◆ Rows ◆
*-*-*
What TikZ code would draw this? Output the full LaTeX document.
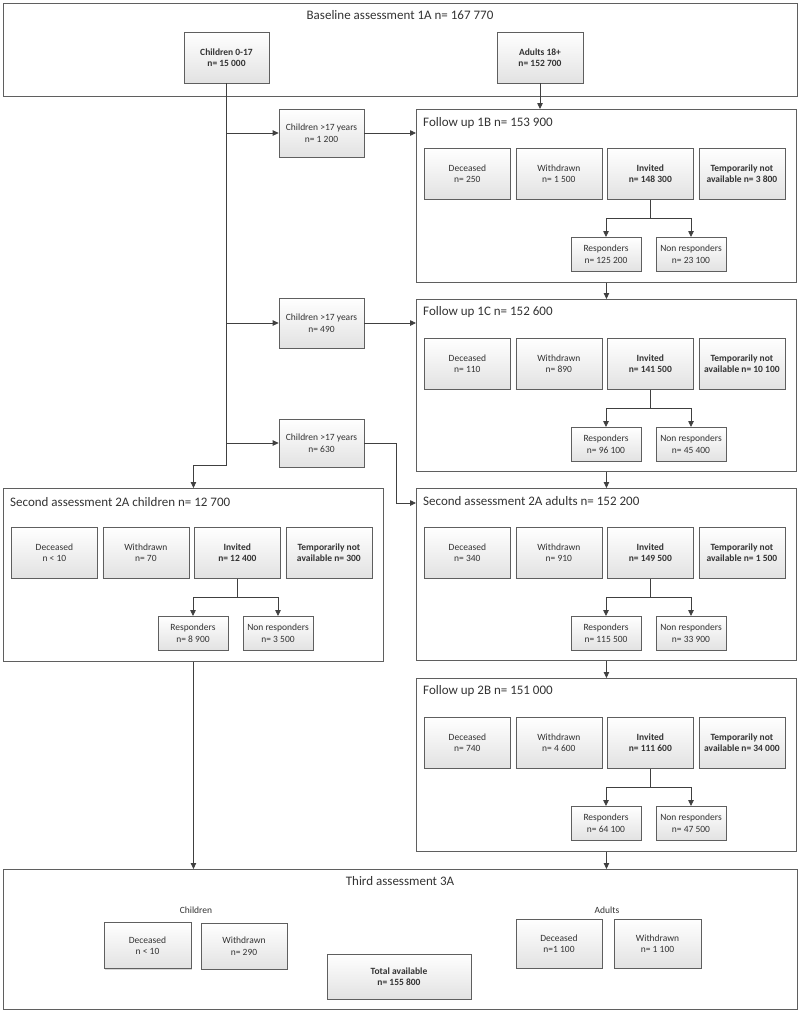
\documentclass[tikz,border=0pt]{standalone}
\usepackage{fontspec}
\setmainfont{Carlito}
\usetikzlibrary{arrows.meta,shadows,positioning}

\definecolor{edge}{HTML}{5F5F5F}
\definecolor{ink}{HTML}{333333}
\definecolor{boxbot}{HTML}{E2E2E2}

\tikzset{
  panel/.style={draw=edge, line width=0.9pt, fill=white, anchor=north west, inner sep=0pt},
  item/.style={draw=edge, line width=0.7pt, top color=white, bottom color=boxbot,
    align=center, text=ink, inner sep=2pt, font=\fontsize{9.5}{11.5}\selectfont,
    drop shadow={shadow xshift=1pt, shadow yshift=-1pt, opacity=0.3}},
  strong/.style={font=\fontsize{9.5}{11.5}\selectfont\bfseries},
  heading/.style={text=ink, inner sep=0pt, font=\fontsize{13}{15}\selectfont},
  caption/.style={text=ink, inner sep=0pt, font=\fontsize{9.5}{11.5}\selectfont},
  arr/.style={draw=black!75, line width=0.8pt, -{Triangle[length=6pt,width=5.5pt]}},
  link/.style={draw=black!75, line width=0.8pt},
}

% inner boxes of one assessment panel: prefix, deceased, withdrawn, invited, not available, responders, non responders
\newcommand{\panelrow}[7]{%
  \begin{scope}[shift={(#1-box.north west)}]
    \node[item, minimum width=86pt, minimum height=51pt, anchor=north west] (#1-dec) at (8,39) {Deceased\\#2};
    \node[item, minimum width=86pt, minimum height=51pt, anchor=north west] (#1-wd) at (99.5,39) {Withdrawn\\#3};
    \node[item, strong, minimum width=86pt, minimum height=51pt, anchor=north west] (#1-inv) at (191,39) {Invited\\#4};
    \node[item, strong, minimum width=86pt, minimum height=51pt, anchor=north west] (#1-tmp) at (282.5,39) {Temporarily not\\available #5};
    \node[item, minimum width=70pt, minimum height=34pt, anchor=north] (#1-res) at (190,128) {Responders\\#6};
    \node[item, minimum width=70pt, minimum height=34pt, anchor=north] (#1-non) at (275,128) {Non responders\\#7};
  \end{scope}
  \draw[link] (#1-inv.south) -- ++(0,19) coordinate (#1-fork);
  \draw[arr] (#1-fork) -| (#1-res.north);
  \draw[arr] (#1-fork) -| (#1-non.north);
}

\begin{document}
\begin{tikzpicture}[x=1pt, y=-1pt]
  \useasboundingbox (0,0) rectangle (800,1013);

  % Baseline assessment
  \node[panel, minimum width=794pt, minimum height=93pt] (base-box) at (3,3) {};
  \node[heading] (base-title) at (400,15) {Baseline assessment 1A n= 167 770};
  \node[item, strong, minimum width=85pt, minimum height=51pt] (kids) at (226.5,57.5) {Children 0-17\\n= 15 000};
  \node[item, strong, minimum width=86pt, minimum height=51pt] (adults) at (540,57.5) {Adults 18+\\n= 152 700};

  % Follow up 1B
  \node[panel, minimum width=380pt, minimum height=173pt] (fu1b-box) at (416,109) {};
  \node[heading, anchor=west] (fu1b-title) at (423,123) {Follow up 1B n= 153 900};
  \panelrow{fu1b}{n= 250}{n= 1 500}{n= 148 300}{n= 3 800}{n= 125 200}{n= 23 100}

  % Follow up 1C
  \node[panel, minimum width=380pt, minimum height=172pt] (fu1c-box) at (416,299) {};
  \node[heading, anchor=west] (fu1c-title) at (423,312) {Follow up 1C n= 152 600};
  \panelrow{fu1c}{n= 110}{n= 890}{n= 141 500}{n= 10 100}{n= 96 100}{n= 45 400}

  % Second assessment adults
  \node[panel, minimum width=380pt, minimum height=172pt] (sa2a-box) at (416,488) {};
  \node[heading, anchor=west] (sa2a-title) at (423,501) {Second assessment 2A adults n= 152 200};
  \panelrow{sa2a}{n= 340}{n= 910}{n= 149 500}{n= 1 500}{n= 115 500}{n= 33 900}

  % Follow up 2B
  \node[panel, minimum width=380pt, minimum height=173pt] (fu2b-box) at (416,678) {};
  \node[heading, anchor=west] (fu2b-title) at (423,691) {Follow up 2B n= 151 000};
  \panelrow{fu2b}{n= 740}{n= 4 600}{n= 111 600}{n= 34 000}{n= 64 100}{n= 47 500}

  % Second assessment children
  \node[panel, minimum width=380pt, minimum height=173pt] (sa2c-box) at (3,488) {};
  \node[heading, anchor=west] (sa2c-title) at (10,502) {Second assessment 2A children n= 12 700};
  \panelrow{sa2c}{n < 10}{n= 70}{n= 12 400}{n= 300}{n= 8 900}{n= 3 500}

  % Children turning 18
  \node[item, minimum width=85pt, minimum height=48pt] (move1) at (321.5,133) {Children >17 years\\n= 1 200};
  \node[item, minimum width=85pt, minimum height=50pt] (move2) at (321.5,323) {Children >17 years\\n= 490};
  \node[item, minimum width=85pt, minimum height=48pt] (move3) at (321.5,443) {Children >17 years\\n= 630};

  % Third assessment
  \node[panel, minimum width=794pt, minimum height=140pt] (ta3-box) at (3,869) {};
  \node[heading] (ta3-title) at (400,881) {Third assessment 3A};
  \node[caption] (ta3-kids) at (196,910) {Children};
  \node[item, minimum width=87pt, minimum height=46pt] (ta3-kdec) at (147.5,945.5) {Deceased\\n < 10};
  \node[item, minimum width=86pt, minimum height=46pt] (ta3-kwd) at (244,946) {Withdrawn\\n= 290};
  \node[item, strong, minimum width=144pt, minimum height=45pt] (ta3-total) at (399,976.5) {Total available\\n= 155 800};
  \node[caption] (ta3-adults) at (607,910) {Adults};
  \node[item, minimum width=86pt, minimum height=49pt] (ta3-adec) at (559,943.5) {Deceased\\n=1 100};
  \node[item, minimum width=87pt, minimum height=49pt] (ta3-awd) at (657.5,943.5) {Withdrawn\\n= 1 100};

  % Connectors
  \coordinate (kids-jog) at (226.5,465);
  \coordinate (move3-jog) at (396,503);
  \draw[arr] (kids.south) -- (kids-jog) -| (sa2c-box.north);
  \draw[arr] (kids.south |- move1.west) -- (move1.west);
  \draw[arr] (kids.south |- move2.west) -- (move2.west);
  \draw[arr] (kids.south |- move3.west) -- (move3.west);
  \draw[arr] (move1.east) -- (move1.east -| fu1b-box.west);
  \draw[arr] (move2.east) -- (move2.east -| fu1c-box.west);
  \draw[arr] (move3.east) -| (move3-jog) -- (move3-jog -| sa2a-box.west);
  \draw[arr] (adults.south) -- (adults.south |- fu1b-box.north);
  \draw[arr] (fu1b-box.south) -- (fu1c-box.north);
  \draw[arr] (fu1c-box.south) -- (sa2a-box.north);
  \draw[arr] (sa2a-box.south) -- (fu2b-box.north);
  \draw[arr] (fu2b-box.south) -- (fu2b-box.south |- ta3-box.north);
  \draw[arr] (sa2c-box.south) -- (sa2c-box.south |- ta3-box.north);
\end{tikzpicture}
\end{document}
*-*-*
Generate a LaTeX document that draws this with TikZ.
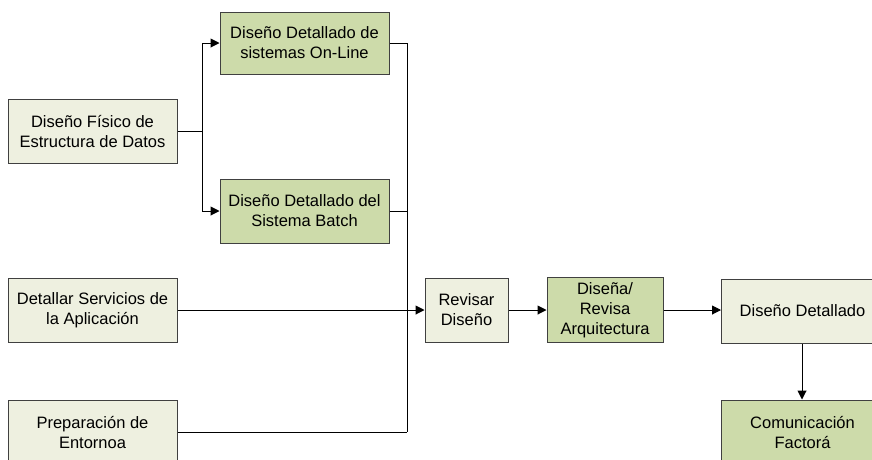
*-*-*
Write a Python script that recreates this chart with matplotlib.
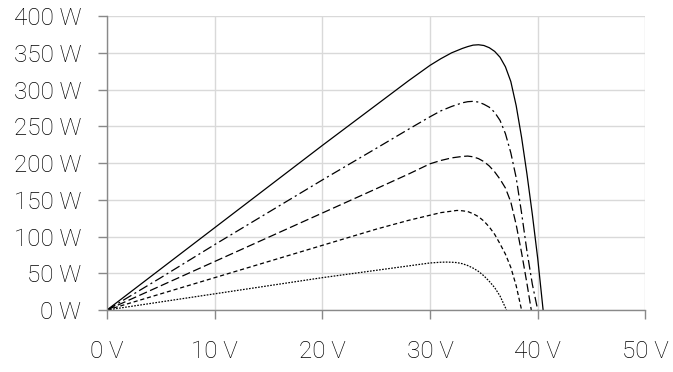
*-*-*
◆ Task objective ◆
Extract every line of the records above that contains the word "LaTeX".

◆ Solution for this task ◆
What TikZ code would draw this? Output the full LaTeX document.
Generate a LaTeX document that draws this with TikZ.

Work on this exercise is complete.